## [EXERCISE DESCRIPTION]
Reproduce nothing but the lines from the start of the material through the line that includes "renderer = fig.canvas.get_renderer()", both ends included, and omit every picture.

## [DATA]

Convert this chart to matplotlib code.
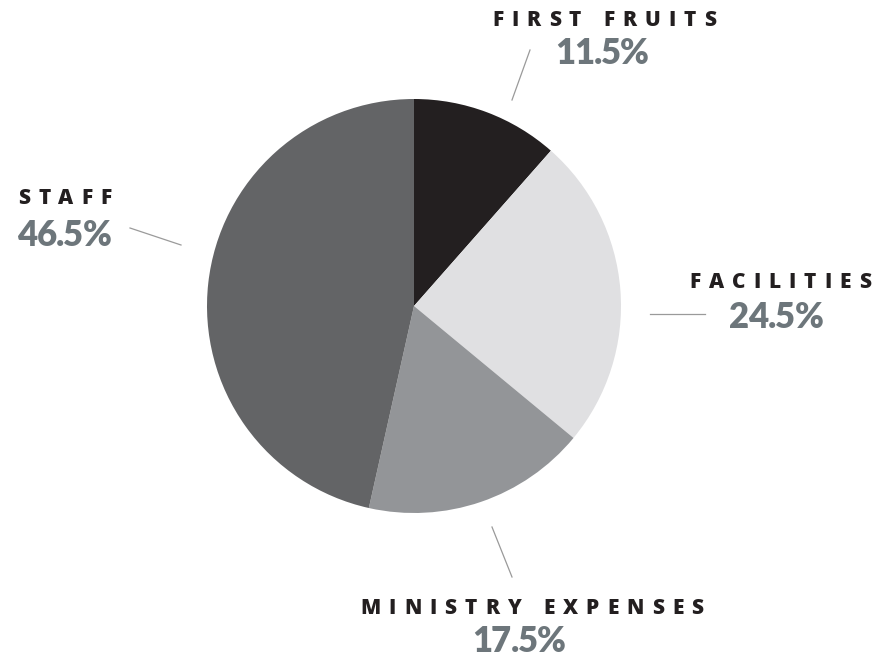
import matplotlib.pyplot as plt
from matplotlib.font_manager import FontProperties

labels = ['FIRST FRUITS', 'FACILITIES', 'MINISTRY EXPENSES', 'STAFF']
values = [11.5, 24.5, 17.5, 46.5]
colors = ['#231f20', '#e0e0e2', '#939598', '#636466']

W, H = 877, 663

fig = plt.figure(figsize=(8.77, 6.63), dpi=100)
ax = fig.add_axes([0, 0, 1, 1])

ax.pie(values, colors=colors, startangle=90, counterclock=False,
       center=(414, H - 306), radius=207, frame=True,
       wedgeprops=dict(linewidth=0))
ax.set_xlim(0, W)
ax.set_ylim(0, H)
ax.set_aspect('equal')
ax.axis('off')

renderer = fig.canvas.get_renderer()


def tracked(x, y, s, ha, track, size, weight, family, color):
    # draw a string letter by letter with extra spacing between letters
    fp = FontProperties(family=family, weight=weight, size=size)
    px_per_pt = fig.dpi / 72.0
    widths = []
    for ch in s:
        w, _, _ = renderer.get_text_width_height_descent(ch, fp, ismath=False)
        if ch == ' ':
            w = size * px_per_pt * 0.3
        widths.append(w)
    total = sum(widths) + track * (len(s) - 1)
    if ha == 'center':
        x0 = x - total / 2
    elif ha == 'right':
        x0 = x - total
    else:
        x0 = x
    for ch, w in zip(s, widths):
        ax.text(x0, y, ch, ha='left', va='center', fontproperties=fp, color=color)
        x0 += w + track


# label layout: (title x, title y, pct x, pct y, ha, line)
layout = {
    'FIRST FRUITS': (604, 21, 602, 53, 'center', ((512, 100), (530, 50))),
    'FACILITIES': (871, 283, 776, 318, 'right', ((650, 314), (705, 314))),
    'MINISTRY EXPENSES': (532, 609, 519, 641, 'center', ((492, 527), (512, 577))),
    'STAFF': (18, 198, 17, 236, 'left', ((181, 245), (130, 228))),
}

for lab, val in zip(labels, values):
    tx, ty, px, py, ha, line = layout[lab]
    tracked(tx, H - ty, lab, ha, 8.0, 15, 'heavy', 'Open Sans', '#231f20')
    pha = 'left' if ha == 'left' else 'center'
    tracked(px, H - py, f'{val}%', pha, -0.8, 25, 'heavy', 'Lato', '#6d767b')
    (x0, y0), (x1, y1) = line
    ax.plot([x0, x1], [H - y0, H - y1], color='#9a9a9a', lw=0.9)

fig.savefig('out.png', dpi=100, facecolor='white')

## [RESPONSE FOR THIS EXERCISE]
Convert this chart to matplotlib code.
import matplotlib.pyplot as plt
from matplotlib.font_manager import FontProperties

labels = ['FIRST FRUITS', 'FACILITIES', 'MINISTRY EXPENSES', 'STAFF']
values = [11.5, 24.5, 17.5, 46.5]
colors = ['#231f20', '#e0e0e2', '#939598', '#636466']

W, H = 877, 663

fig = plt.figure(figsize=(8.77, 6.63), dpi=100)
ax = fig.add_axes([0, 0, 1, 1])

ax.pie(values, colors=colors, startangle=90, counterclock=False,
       center=(414, H - 306), radius=207, frame=True,
       wedgeprops=dict(linewidth=0))
ax.set_xlim(0, W)
ax.set_ylim(0, H)
ax.set_aspect('equal')
ax.axis('off')

renderer = fig.canvas.get_renderer()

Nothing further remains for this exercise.